From a star-packed comedy about rebel D.J.’s on the high seas to the newest comedy from the makers of Super Troopers, here’s a look at what’s coming out this week on DVD.
During the mid-sixties, the British government banned rock music from the radio — so a band of renegade D.J.’s broadcast the rebel music from a boat offshore, until the government came looking for them. This comedy, from the writer-director of Love, Actually, is dense with great actors, from Philip Seymour Hoffman to Bill Nighy and Emma Thompson. We said it is a “film that is defined fully by the word ‘cute,’ mostly entertaining and inoffensive and often quite funny, though overlong by at least half an hour.”

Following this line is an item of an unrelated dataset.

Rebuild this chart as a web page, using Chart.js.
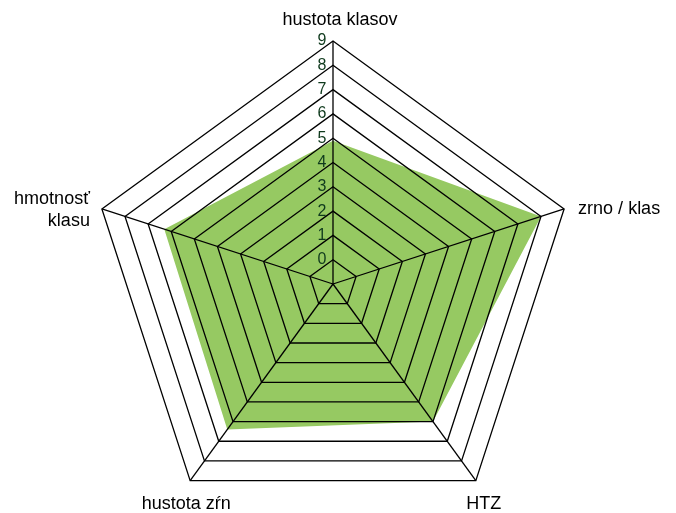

After La Dolce Vita (1959) proved a huge hit, Federico Fellini struggled to make his next film. What he turned out was the outrageously experimental and dreamlike 8½ (1963), in which a famous Italian director (Marcello Mastroianni) tries to come up with a script for a film that’s already in production, while also dodging his wife and various lovers. Our reviewer said it was the “outrageous work of an immortal director, experimenting with the medium, taking advantage of everyone around him, and sending up his very profession in what is probably the biggest lambasting the film industry has ever received.” It’s being rereleased in Criterion’s Essential Art House series.
The Missing Person
In this grainy indie detective film, private eye John Rosow (Michael Shannon) is asked to look into a disappearance and encounters many strange characters along the way. Amy Ryan of The Office and Green Zone also stars. We thought it had potential but didn’t follow through, saying it was “neither the existential seventies crime thriller it wants to be nor the apocalyptic fever dream it could have been.”
The Slammin’ Salmon
Once upon a time, the Broken Lizard comedian troupe made a great little comedy called Super Troopers that turned into a cult hit. Their newest film is set in a seafood restaurant run by Cleon “Slammin'” Salmon (Michael Clarke Duncan), an ex-heavyweight and sort of crazy. The plot has something to do with paying Salmon’s debt to some Japanese gangsters. We were less than thrilled with it, saying the “only cult that could worship a film like Salmon is the kind that might also spike their Kool-Aid with strychnine.”